For one round, he had us crank up our resistance for a hill, and we soon were working slowly and hard. As tough as this was, I still preferred it to racing along. Sometimes, I had trouble keeping up with the song, so I rode at my own pace, admiring riders who were able to stay on the beat with Earl.

Soon enough, we sat up straight, slowed down our legs and grabbed 3-pound arm weights. We worked biceps, triceps and shoulders, all still to the beat. At this point, I was dragging, so sometimes I didn’t keep up, and I didn’t care. I noticed others were dropping their arms to rest, too, which made me feel better.

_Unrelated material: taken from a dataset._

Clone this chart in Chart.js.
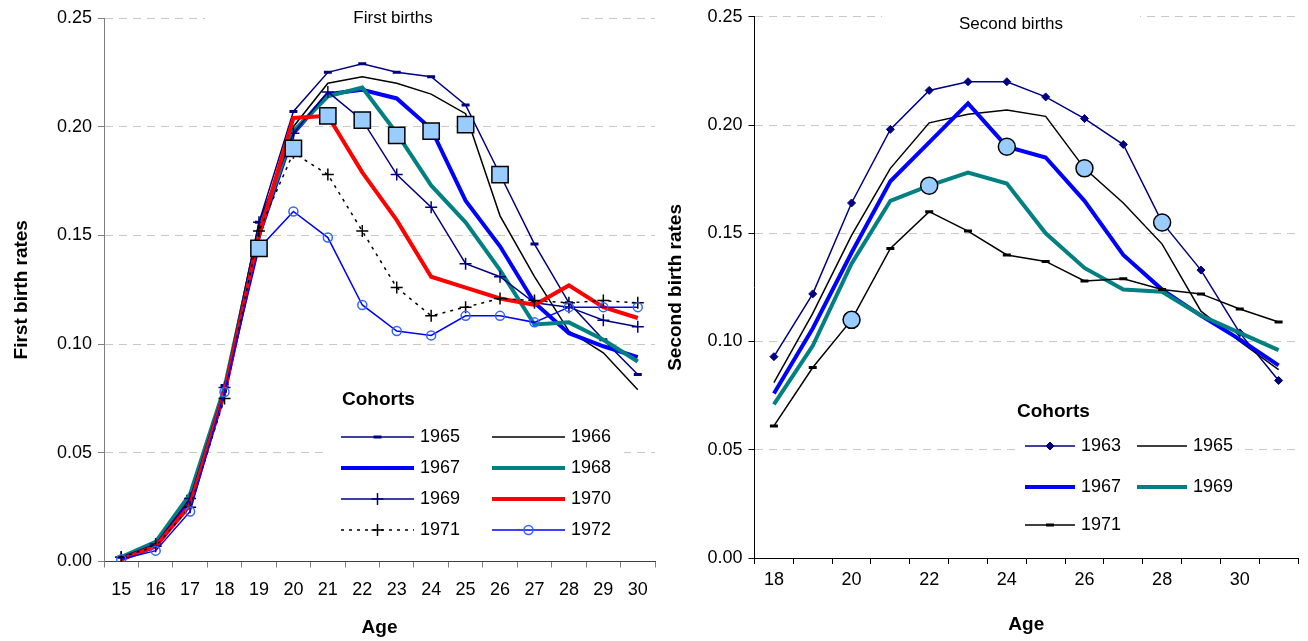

By the time arms were done, I was ready for cool-down. But first, we had a couple more songs, one in darkness with Bailey Rae, and then a final, harder push to “Million Voices” by Otto Knows. Earl encouraged us to ride harder, told us to listen to the spin of the wheels, forget what’s outside and dig in. I don’t know whether it was the music or the SoulCycle special sauce, but I dug in for the last song, and it felt good, even.